My marriage ended when I was 50, after 26 years of marriage. Most of my practice is helping couples who have been in very long-term marriages divide their marital estate and determine spousal support. Most of my clients have grown kids, so there is no child support or custody involved. It’s becoming more common for my clients to be in their 70s.
Longer life spans and the ability to be financially independent after divorce play a big part, particularly with affluent women. At 50+, many women see themselves living 25 or 30 more years, and they don’t want to spend their retirement years unhappy. They may feel they no longer have much in common with their husbands, or they have grown apart after many years.
Sometimes after the children have graduated from college and no longer live at home, one or both spouses find that that was the only thing that kept them together. Women who have been controlled or married to narcissists decide they have had enough and now that their kids are grown, they decide it’s time to get out.
Drug and alcohol addiction often play a part. Women see the possibility of having a second life that fits with how they see themselves today, and decide they no longer want to stay in their unhappy marriage.
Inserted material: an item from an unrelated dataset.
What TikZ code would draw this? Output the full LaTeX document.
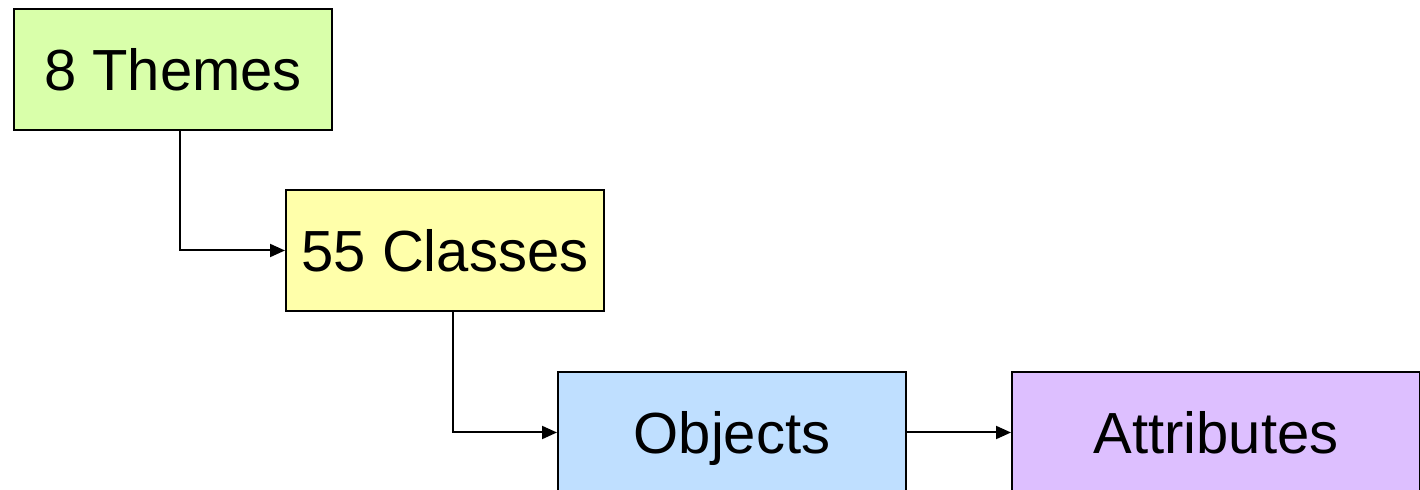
\documentclass[tikz,border=0pt]{standalone}
\usepackage{fontspec}
\setmainfont{Liberation Sans}
\usetikzlibrary{arrows.meta}
\definecolor{cgreen}{RGB}{217,255,170}
\definecolor{cyellow}{RGB}{255,255,170}
\definecolor{cblue}{RGB}{191,223,255}
\definecolor{cpurple}{RGB}{221,191,255}
\tikzset{
  box/.style={draw=black, line width=1pt, inner sep=0pt, font=\fontsize{29}{34}\selectfont,
    text height=20.8pt, text depth=0pt, minimum height=60.5pt},
  conn/.style={draw=black, line width=1pt, -{Triangle[length=7.5pt,width=6.5pt]}},
}
\begin{document}
\begin{tikzpicture}[x=0.5pt,y=-0.5pt]
\useasboundingbox (0,0) rectangle (1420,490);
\clip (0,0) rectangle (1420,490);
\node[box, fill=cgreen, minimum width=159pt] (themes) at (173,69.5) {8 Themes};
\node[box, fill=cyellow, minimum width=159pt] (classes) at (445,250.5) {55 Classes};
\node[box, fill=cblue, minimum width=174pt] (objects) at (732,432.5) {Objects};
\node[box, fill=cpurple, minimum width=204pt] (attributes) at (1216,432.5) {Attributes};
\draw[conn] ([xshift=3.5pt]themes.south) |- (classes.west);
\draw[conn] ([xshift=4pt]classes.south) |- (objects.west);
\draw[conn] (objects.east) -- (attributes.west);
\end{tikzpicture}
\end{document}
Although female baby boomers were part of the women’s liberation movement and often worked away from the home, statistically, they worked fewer years and earned less than their husbands did. For this generation, employment opportunities were more limited and women were often pigeonholed in lower paying professions.
For “gray divorce” couples, often a “traditional” marriage took place where the husband worked and the wife raised the kids. The wife did not work for a portion of the marriage, often a good portion, and the husband took care of long-term finances. Sound like you?
The effect is that generally women fare worse in a gray divorce. Even if assets are divided 50/50, divorcing women may have a spotty work history or may have lost job skills and yet find themselves having to re-enter the work force to support themselves. Net worth declines as resources are drained to pay the bills.
Women experiencing a gray divorce, more than any other divorcing individuals, need to include a Certified Divorce Financial Analyst (CDFA) to help them sort out their marital estate, which often includes a home, a pension or 401(k), brokerage accounts and IRAs, rental properties, vehicles and possibly a business.
Lifestyles have been maintained much longer and much more is at stake in terms of spousal support. Spousal support is a big worry for many. In North Carolina as well as other states, there is no formula for determining spousal support; it’s based on need vs. ability to pay. That’s where good, thorough budgets are extremely important, not just looking at the present, but also how things will change.
For instance, will you go back to work? When will social security start and how much will it be? Is there a pension or 401(k) and how will that affect your retirement? Should you keep the marital home? If not, do you want to buy a house or condo and how much will the mortgage be? What will it take to qualify for a mortgage? What will all your related living expenses be? These questions take time to research, but having that information during negotiations pays off in the long run.
My clients can see how settlement proposals affect their cash flow not just in the short term, but what it will look like 10, 20, even 30 years into their future. Seeing the long-term effect that a proposed settlement has on cash flow and net worth becomes imperative.
Financial pitfalls are awaiting those who do not closely examine the financial effects of taxes, social security, inflation and appreciation or depreciation of assets. Gray divorces are a financial settlement, and most attorneys don’t have the necessary financial knowledge, training or specialized family law software necessary to properly guide gray divorcing couples.
CDFAs can work with both spouses as a neutral divorce financial planner or with just one spouse as their financial advocate. For instance, my knowledge as a divorce financial planner helps BOTH parties in a divorce, even if I’m hired as an advocate by only one spouse.
During gray divorce, often the wife is at a loss as to how much she can expect in the divorce settlement and whether she can afford to live. She doesn’t know a lot about finance, and she is scared. Does this sound like you?
Did you divorce after a long term marriage? What were your biggest challenges? What do you wish you had known then?